The Unionist parties collectively did rather badly in Scotland come the general election. [Interruption.] Well, between them, they received just under half the vote, while the Scottish nationalist party received just over half the vote. Because the Unionist vote was split, practically no Unionist Members of Parliament were elected, but it is still the case that Scottish opinion is fairly evenly balanced. The Scottish nationalists did not get 70% or 80% of the vote. If they had done, then, as far as I am concerned, they would really be in a position to tell us the answer, but, as judged by the vote, they speak for only about half the Scottish people. However, as representatives, they speak for practically all the Scottish people because they have most of the Members in this place.
I am listening very carefully and will want to hear more about what SNP Members want, but I am also very conscious that, in parallel with this exercise on powers as set out in this Bill, in some way far more important negotiations are already under way on what the new financial settlement will be, and those are not yet being reported to this House. That is crucial not just to the SNP and its representation of the Scottish people, but to the people of England. I find the more home rule that is on offer and the more we hear the Scottish voice, the more I have to be an advocate not of the Union, but of England, because someone needs to speak for England and to say that the consequences of much enhanced Scottish devolution, and some fiscal devolution as well, are serious for England. England needs to be in the discussion just as Scotland does, as this is our joint country and a major change in its arrangements will have a fundamental impact on England.
While I am very attracted to the idea of my hon. Friend the Member for Gainsborough that it would be a shrewd move to, for once, get ahead of the Scottish appetite for home rule and on this occasion to grant full fiscal devolution, we need to ask how feasible that is and what the consequences will be for Scotland and England. If Scotland wishes to be part of common welfare and pension guarantees, some limitation is already imposed on the spending side of full fiscal devolution. We have to think about the position of England if cross-guarantees are being offered for some part of that welfare package. If we are going to proceed in the way the Government currently plan and the way the negotiations are currently being undertaken—as I understand it, there is an attempt to find a way of adjusting the block grant for Scotland to take into account the new Scottish responsibilities, as some items of spending will have to be added in as a result of the devolution of new functions, and there will be a reduction in the block grant to take account of those taxes that are now Scotland’s to fix and collect—therein lies an immediate problem.
Does the right hon. Gentleman not agree that successive Westminster Governments could learn much from the economic management of the Scottish Parliament, which has balanced its budget, in a fixed budget, every year, while Westminster has run up successive debts?

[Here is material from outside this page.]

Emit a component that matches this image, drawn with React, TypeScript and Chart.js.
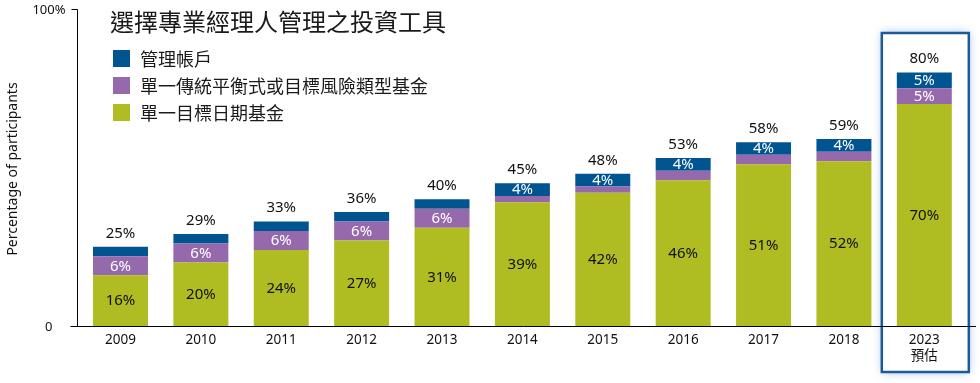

That is because all the time that it is a subsidiary Parliament of the Union, and part of our public expenditure and borrowing plans, it has to abide by the remit. The hon. Lady is right in that it has been given a tougher remit than the Union gives itself, but it is not fair to say that that is of no interest or benefit to Scotland, because of course much of the Union expenditure is also being committed proportionately in Scotland and so it is Scotland’s share of the debt as well. I am making a factual statement; I am not trying to make party political points, wind up the SNP, rerun the referendum or anything like that. I am just trying to get this Committee to understand that grave and big issues are being hammered out elsewhere, we are not hearing about them and they impinge very much on this crucial debate that we are now having.
I have intervened in the debate because I want an opportunity to talk about this financial settlement, which matters to England as well as to Scotland. The proposal put forward by my hon. Friend the Member for Gainsborough brings things centre stage. If we went down his route and had full fiscal autonomy, I would want to know what that meant; how much responsibility Scotland would take, for example, for pensions as well as welfare; and what the borrowing settlement would be. The residual is the borrowing, and unless we know what the answer is on that, we still will not have a happy Union or stable expenditure.